To MR. FITZ-ADAM SIR, You cannot do a greater service to the world, than by promoting the real happiness of the best part of it, the fair sex; for whose sake I beg you will publish the following animadversions upon an error in education, which the good sense of the present age, with all its attachments to nature, has not totally eradicated. The error I mean is putting romances into the hands of young ladies; which being a sort of writing that abounds in characters no where to be found, can, at best, be but a useless employment, even supposing the readers of them to have neither relish nor understanding for superior concerns. But as this is by no means the case, and as the happiness of mankind is deeply interested in the sentiments and conduct of the ladies, why do we contribute to the filling their heads with fancies, which render them incapable either of enjoying or communicating that happiness? Why do we suffer those hearts, which ought to be appropriated to the various affections of social life, to be alienated by the mere creatures of the imagination? In short, why do we suffer those who were born for the purpose of living in society with men endued with passions and frailties like their own, to be bred up in daily expectation of living out of it with such men as never have existed? Believe me, Mr.

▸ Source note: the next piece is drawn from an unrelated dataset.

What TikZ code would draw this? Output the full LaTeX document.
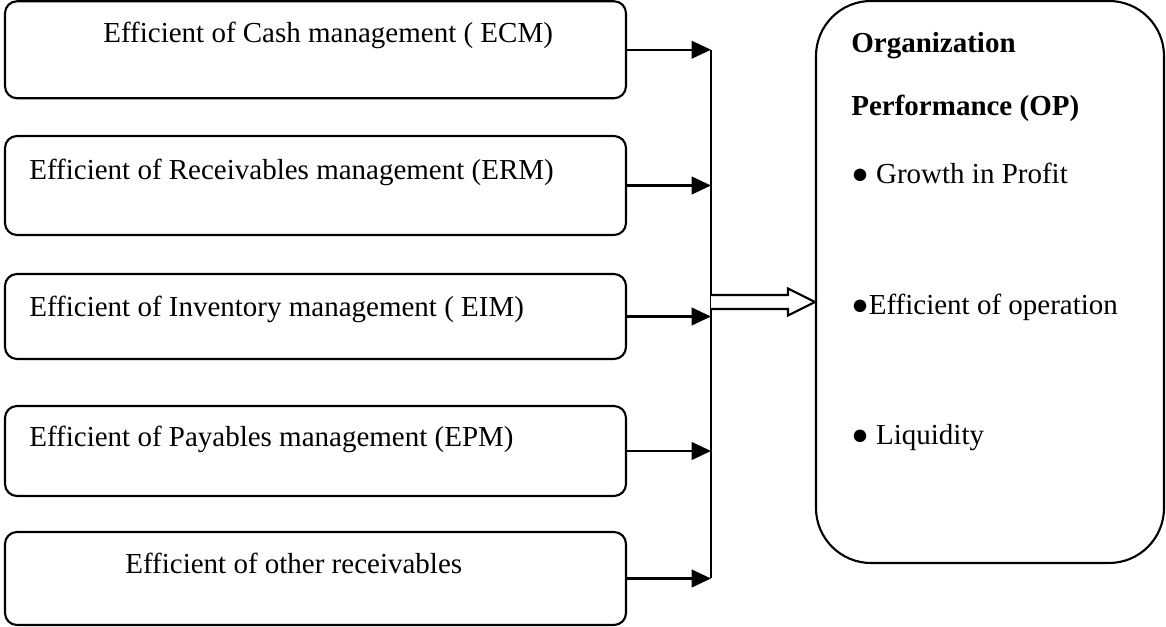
\documentclass[tikz,border=0pt]{standalone}
\usepackage{fontspec}
\setmainfont{Liberation Serif}
\usetikzlibrary{arrows.meta}

\begin{document}
\begin{tikzpicture}[
    x=1cm, y=1cm,
    leftbox/.style={draw=black, line width=1.2pt, rounded corners=0.24cm,
                    minimum width=12.42cm, inner sep=0pt},
    outbox/.style={draw=black, line width=1.2pt, rounded corners=1.1cm,
                   minimum width=6.96cm, minimum height=11.24cm, inner sep=0pt},
    txt/.style={anchor=base west, inner sep=0pt,
                font=\fontsize{16.5}{19.8}\selectfont},
    feed/.style={draw=black, line width=1.3pt,
                 -{Triangle[length=11pt, width=10pt]}},
    busline/.style={draw=black, line width=1.3pt},
    hollow/.style={draw=black, line width=1.2pt, fill=white},
  ]
  \useasboundingbox (0,0) rectangle (23.32,-12.54);
  \node[leftbox, minimum height=1.94cm] (cash)  at (6.31,-0.995) {};
  \node[leftbox, minimum height=1.98cm] (recv)  at (6.31,-3.71) {};
  \node[leftbox, minimum height=1.70cm] (inv)   at (6.31,-6.33) {};
  \node[leftbox, minimum height=1.80cm] (pay)   at (6.31,-9.02) {};
  \node[leftbox, minimum height=1.86cm] (other) at (6.31,-11.57) {};
  \node[txt] (cashtxt)  at (2.06,-0.86)  {Efficient of Cash management ( ECM)};
  \node[txt] (recvtxt)  at (0.58,-3.60)  {Efficient of Receivables management (ERM)};
  \node[txt] (invtxt)   at (0.58,-6.34)  {Efficient of Inventory management ( EIM)};
  \node[txt] (paytxt)   at (0.58,-8.94)  {Efficient of Payables management (EPM)};
  \node[txt] (othertxt) at (2.50,-11.46) {Efficient of other receivables};
  \node[outbox] (perf) at (19.80,-5.64) {};
  \node[txt, font=\fontsize{16.5}{19.8}\selectfont\bfseries] (orgtxt) at (17.02,-1.06) {Organization};
  \node[txt, font=\fontsize{16.5}{19.8}\selectfont\bfseries] (optxt) at (17.02,-2.32) {Performance (OP)};
  \node[txt] (growtxt) at (17.02,-3.68) {● Growth in Profit};
  \node[txt] (opertxt) at (17.02,-6.30) {●Efficient of operation};
  \node[txt] (liqtxt)  at (17.02,-8.90) {● Liquidity};
  \coordinate (bus) at (14.22,0);
  \coordinate (hin) at (14.22,-6.04);
  \coordinate (tip) at (perf.west |- hin);
  \foreach \b in {cash, recv, inv, pay, other} { \draw[feed] (\b.east) -- (bus |- \b.east); }
  \draw[busline] (bus |- cash.east) -- (bus |- other.east);
  \draw[hollow] ([yshift=0.14cm]hin) -- ([xshift=-0.54cm, yshift=0.14cm]tip)
    -- ([xshift=-0.54cm, yshift=0.27cm]tip) -- (tip)
    -- ([xshift=-0.54cm, yshift=-0.27cm]tip) -- ([xshift=-0.54cm, yshift=-0.14cm]tip)
    -- ([yshift=-0.14cm]hin);
\end{tikzpicture}
\end{document}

Fitz-Adam (as much as the age of nature as this is thought to be), I know several unmarried ladies, who in all probability had been long ago good wives and good mothers, if their imaginations had not been early perverted with the chimerical ideas of romantic love, and themselves cheated out of the charities (as Milton calls them),1 and all the real blessings of those relations, by the hopes of that ideal happiness, which is no where to be found but in romances.